─── GIVEN RECORDS
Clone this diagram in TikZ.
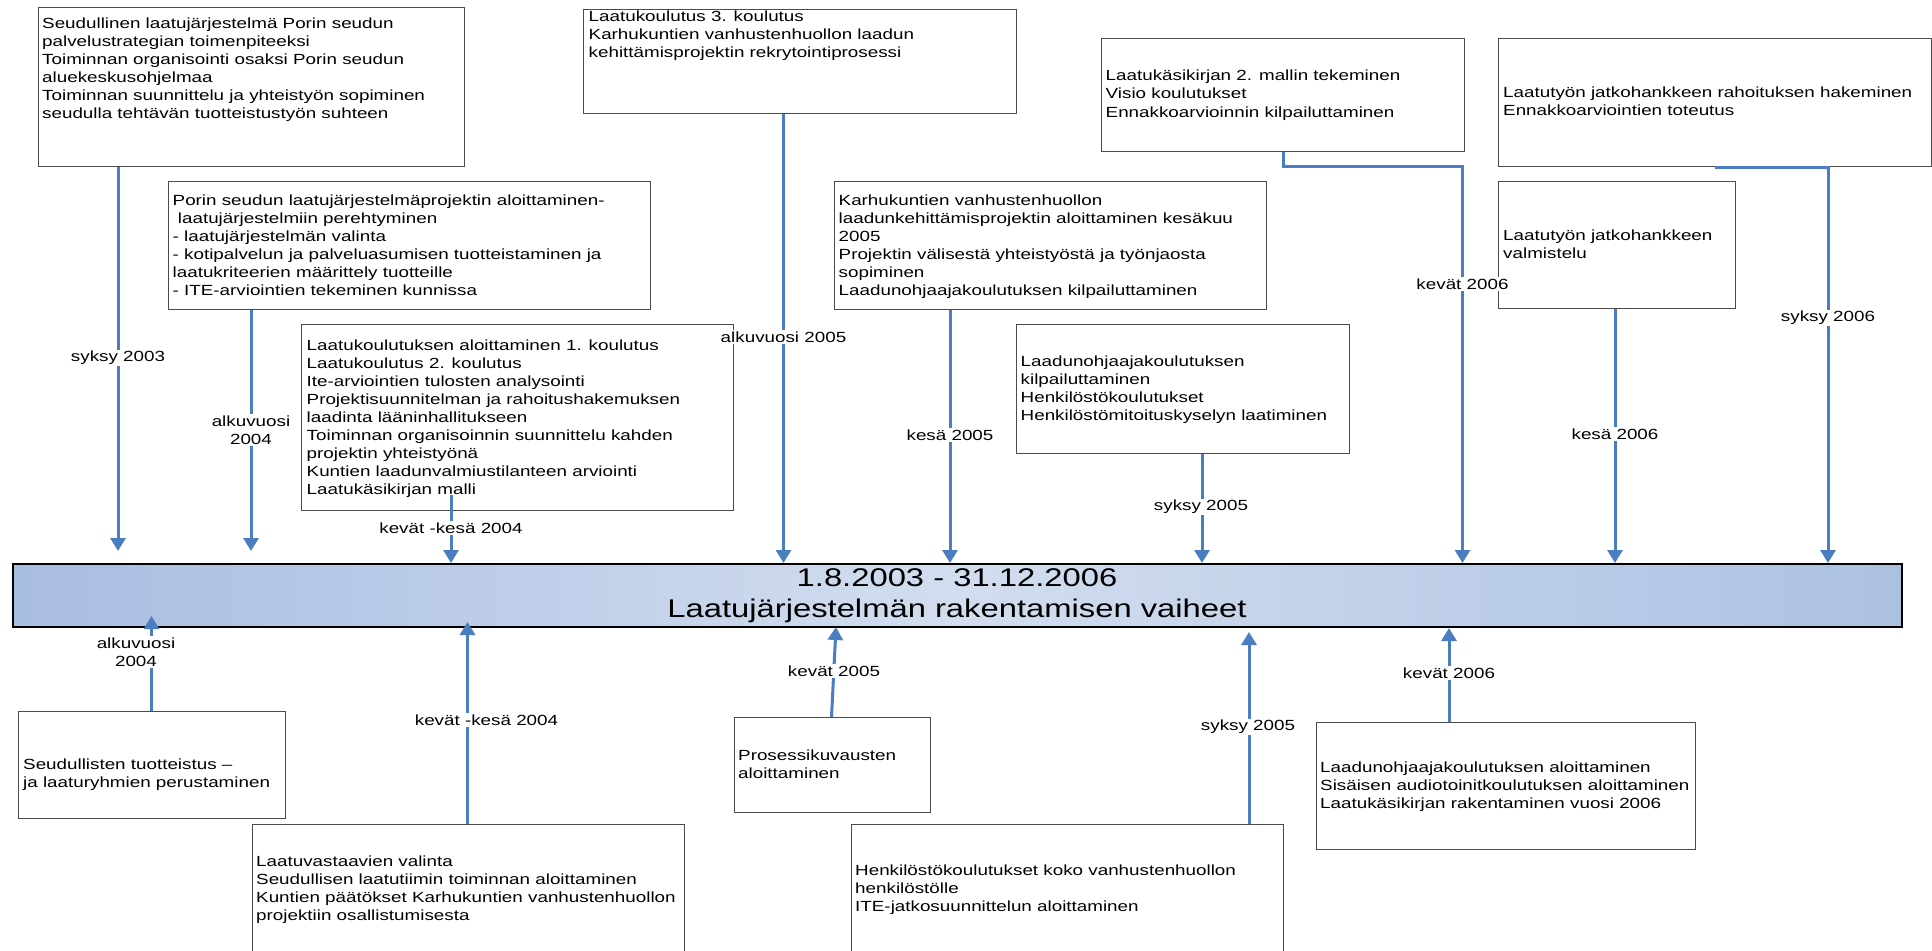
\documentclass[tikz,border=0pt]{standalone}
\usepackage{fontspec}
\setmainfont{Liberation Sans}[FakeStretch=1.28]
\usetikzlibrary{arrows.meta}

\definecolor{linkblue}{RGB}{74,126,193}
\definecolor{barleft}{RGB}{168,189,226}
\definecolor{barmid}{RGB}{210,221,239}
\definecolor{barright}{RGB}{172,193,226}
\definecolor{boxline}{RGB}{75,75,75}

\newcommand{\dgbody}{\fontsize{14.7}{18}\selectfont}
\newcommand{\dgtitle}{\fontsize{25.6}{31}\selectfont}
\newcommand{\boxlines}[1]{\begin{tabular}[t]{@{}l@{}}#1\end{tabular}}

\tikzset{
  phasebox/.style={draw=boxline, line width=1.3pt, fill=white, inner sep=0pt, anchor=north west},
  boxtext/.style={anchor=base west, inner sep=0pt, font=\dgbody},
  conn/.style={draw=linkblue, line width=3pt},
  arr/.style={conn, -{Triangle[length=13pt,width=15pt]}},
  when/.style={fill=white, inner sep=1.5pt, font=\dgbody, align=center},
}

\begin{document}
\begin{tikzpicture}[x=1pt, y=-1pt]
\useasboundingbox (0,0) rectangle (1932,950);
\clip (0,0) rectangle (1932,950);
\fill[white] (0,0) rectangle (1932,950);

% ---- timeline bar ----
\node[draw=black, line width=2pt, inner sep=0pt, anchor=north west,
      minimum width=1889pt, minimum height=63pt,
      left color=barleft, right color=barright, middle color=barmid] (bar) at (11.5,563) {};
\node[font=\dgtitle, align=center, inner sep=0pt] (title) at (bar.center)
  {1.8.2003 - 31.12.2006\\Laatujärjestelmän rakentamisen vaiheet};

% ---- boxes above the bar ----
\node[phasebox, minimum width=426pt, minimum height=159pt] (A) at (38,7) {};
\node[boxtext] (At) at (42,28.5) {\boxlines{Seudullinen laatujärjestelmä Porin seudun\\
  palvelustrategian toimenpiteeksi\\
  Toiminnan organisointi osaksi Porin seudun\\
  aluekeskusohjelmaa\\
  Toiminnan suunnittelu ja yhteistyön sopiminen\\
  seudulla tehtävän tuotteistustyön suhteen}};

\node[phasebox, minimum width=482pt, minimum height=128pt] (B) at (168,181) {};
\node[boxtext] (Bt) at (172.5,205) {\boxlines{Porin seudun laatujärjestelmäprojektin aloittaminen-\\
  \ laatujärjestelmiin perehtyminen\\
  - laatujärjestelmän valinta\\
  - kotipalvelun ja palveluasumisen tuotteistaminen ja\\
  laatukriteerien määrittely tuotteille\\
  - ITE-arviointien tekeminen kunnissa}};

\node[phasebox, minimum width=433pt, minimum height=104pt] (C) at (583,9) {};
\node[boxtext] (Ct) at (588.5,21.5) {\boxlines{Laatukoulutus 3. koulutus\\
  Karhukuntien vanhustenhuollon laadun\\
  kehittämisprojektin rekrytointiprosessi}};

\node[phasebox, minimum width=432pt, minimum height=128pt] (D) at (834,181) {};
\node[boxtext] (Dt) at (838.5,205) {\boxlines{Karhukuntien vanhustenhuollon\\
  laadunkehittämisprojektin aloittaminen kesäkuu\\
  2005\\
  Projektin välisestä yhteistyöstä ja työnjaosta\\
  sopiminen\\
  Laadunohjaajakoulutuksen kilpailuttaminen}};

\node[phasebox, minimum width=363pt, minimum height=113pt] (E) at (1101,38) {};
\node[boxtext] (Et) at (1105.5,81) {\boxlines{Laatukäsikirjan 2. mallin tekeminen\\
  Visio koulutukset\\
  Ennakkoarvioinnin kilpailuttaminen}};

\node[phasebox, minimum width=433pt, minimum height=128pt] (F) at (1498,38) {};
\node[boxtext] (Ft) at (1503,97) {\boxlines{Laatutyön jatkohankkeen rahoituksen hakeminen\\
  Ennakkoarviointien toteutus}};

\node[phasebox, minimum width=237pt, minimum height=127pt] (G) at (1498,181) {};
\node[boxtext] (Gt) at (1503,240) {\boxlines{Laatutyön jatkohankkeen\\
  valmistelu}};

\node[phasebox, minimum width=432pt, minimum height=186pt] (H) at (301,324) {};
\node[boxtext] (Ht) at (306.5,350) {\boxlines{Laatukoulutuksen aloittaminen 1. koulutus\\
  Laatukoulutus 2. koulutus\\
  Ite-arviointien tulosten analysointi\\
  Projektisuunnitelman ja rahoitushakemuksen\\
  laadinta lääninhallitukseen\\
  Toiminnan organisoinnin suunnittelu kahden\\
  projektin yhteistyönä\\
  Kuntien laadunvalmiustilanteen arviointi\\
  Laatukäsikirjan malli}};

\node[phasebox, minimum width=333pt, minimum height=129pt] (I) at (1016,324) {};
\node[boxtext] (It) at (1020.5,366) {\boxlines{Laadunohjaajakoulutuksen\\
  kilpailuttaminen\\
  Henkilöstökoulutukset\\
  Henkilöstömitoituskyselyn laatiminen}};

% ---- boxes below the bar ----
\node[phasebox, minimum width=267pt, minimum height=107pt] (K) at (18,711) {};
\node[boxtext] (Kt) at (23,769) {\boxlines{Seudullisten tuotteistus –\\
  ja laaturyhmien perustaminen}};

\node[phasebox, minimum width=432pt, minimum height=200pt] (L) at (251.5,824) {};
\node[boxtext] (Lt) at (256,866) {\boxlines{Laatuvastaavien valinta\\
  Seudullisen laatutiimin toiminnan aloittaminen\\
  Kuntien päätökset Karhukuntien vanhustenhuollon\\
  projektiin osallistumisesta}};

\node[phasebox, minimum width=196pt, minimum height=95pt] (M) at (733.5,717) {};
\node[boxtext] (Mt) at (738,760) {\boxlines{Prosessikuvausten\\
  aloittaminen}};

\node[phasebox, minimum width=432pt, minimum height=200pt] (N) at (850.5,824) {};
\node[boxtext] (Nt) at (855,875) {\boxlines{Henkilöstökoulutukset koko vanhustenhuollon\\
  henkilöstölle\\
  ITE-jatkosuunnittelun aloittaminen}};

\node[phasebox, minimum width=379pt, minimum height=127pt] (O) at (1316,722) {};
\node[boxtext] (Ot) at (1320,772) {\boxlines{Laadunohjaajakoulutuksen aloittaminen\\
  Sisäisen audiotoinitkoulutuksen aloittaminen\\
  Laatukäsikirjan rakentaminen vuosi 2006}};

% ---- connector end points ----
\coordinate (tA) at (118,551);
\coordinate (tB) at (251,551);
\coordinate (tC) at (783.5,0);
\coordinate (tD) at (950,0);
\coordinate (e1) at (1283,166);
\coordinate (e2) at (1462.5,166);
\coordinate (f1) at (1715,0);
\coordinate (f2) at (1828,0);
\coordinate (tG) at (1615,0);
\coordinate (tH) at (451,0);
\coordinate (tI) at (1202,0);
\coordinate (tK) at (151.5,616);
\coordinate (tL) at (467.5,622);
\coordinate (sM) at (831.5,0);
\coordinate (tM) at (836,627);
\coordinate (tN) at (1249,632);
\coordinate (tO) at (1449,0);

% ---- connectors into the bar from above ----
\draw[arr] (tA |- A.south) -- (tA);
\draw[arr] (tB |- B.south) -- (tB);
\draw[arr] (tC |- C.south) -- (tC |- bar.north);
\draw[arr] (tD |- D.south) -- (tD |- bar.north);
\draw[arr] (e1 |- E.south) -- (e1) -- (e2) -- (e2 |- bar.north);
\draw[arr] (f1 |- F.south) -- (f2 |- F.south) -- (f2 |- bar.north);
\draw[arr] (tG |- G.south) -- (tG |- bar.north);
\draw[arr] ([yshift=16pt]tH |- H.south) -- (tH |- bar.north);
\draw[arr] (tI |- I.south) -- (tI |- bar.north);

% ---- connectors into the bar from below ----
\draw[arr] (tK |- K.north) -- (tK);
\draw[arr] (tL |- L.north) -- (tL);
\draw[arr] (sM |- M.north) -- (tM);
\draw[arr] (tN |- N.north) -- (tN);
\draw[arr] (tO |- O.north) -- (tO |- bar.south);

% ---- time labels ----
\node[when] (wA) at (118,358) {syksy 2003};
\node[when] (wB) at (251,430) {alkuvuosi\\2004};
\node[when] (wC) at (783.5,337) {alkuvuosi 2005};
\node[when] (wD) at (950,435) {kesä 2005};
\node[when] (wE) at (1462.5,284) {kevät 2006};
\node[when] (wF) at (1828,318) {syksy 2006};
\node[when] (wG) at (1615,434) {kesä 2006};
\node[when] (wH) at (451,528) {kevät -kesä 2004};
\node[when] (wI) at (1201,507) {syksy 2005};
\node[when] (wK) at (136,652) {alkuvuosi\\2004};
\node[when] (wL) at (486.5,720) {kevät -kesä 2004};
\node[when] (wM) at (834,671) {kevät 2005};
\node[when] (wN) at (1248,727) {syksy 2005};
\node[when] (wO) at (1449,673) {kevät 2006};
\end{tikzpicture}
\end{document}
──────
─── GIVEN RECORDS
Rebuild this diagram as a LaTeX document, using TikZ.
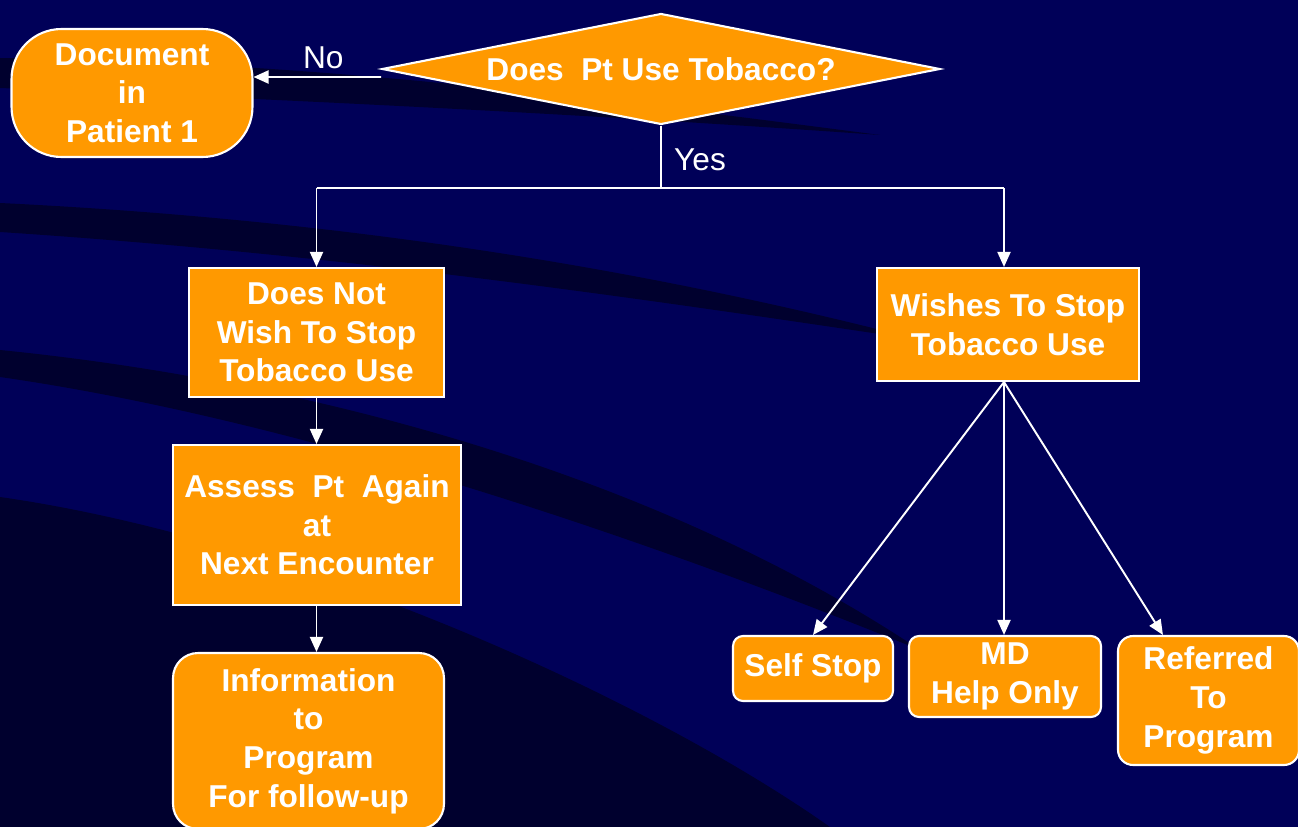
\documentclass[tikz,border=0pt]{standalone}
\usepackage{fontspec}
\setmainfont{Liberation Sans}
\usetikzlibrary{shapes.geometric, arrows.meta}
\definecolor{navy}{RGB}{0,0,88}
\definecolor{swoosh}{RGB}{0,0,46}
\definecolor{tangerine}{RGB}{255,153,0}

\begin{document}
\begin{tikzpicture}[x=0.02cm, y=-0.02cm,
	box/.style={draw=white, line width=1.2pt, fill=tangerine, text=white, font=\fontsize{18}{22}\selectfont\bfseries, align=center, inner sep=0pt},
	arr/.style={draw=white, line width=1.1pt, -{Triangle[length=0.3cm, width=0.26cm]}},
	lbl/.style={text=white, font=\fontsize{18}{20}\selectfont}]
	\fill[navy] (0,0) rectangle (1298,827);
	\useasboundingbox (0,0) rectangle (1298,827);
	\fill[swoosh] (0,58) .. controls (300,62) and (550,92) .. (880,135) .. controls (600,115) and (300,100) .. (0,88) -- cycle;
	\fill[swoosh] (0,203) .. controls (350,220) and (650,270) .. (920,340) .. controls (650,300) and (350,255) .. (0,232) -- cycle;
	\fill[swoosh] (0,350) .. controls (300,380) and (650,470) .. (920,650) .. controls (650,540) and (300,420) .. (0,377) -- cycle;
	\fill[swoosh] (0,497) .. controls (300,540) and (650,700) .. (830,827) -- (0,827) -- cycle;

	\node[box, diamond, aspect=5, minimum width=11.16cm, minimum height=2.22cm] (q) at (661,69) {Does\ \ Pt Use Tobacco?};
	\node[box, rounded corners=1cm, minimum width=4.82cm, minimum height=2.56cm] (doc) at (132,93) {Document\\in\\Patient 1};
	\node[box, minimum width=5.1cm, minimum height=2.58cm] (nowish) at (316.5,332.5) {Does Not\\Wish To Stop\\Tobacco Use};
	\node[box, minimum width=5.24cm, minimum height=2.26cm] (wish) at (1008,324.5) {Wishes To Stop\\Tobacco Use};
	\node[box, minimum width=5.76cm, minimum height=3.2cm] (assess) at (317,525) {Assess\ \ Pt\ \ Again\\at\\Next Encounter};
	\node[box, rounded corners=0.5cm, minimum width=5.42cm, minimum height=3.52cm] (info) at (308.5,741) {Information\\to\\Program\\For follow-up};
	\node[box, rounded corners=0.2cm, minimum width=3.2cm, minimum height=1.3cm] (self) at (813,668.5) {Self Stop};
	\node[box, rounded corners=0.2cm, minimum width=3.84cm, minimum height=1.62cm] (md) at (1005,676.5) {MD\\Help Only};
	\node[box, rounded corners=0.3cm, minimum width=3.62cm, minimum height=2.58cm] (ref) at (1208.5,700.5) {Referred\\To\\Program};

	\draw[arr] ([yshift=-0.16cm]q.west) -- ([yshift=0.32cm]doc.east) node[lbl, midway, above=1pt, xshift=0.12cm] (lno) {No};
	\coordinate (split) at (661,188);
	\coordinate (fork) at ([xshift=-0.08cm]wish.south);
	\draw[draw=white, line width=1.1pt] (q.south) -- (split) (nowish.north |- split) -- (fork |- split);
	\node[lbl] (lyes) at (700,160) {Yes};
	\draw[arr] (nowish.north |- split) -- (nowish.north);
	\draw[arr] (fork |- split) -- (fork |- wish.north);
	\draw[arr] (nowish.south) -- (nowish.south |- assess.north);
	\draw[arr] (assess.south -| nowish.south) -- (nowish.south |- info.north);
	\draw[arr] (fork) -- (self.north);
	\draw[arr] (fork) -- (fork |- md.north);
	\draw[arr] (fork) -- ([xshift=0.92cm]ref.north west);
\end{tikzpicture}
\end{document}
──────
─── GIVEN RECORDS
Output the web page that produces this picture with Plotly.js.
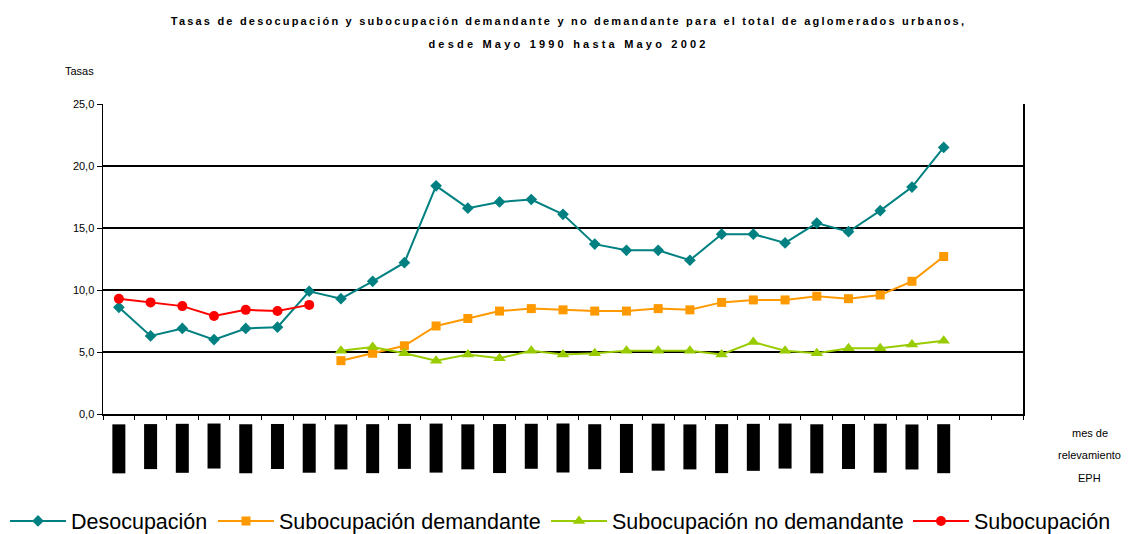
──────
** EXERCISE DIRECTIONS **
Omit all pictures, and reproduce exactly the lines from the one holding "Rebuild this diagram" through the one holding "(0,827) -- cycle;", both included.

** THE OUTPUT **
Rebuild this diagram as a LaTeX document, using TikZ.
\documentclass[tikz,border=0pt]{standalone}
\usepackage{fontspec}
\setmainfont{Liberation Sans}
\usetikzlibrary{shapes.geometric, arrows.meta}
\definecolor{navy}{RGB}{0,0,88}
\definecolor{swoosh}{RGB}{0,0,46}
\definecolor{tangerine}{RGB}{255,153,0}

\begin{document}
\begin{tikzpicture}[x=0.02cm, y=-0.02cm,
	box/.style={draw=white, line width=1.2pt, fill=tangerine, text=white, font=\fontsize{18}{22}\selectfont\bfseries, align=center, inner sep=0pt},
	arr/.style={draw=white, line width=1.1pt, -{Triangle[length=0.3cm, width=0.26cm]}},
	lbl/.style={text=white, font=\fontsize{18}{20}\selectfont}]
	\fill[navy] (0,0) rectangle (1298,827);
	\useasboundingbox (0,0) rectangle (1298,827);
	\fill[swoosh] (0,58) .. controls (300,62) and (550,92) .. (880,135) .. controls (600,115) and (300,100) .. (0,88) -- cycle;
	\fill[swoosh] (0,203) .. controls (350,220) and (650,270) .. (920,340) .. controls (650,300) and (350,255) .. (0,232) -- cycle;
	\fill[swoosh] (0,350) .. controls (300,380) and (650,470) .. (920,650) .. controls (650,540) and (300,420) .. (0,377) -- cycle;
	\fill[swoosh] (0,497) .. controls (300,540) and (650,700) .. (830,827) -- (0,827) -- cycle;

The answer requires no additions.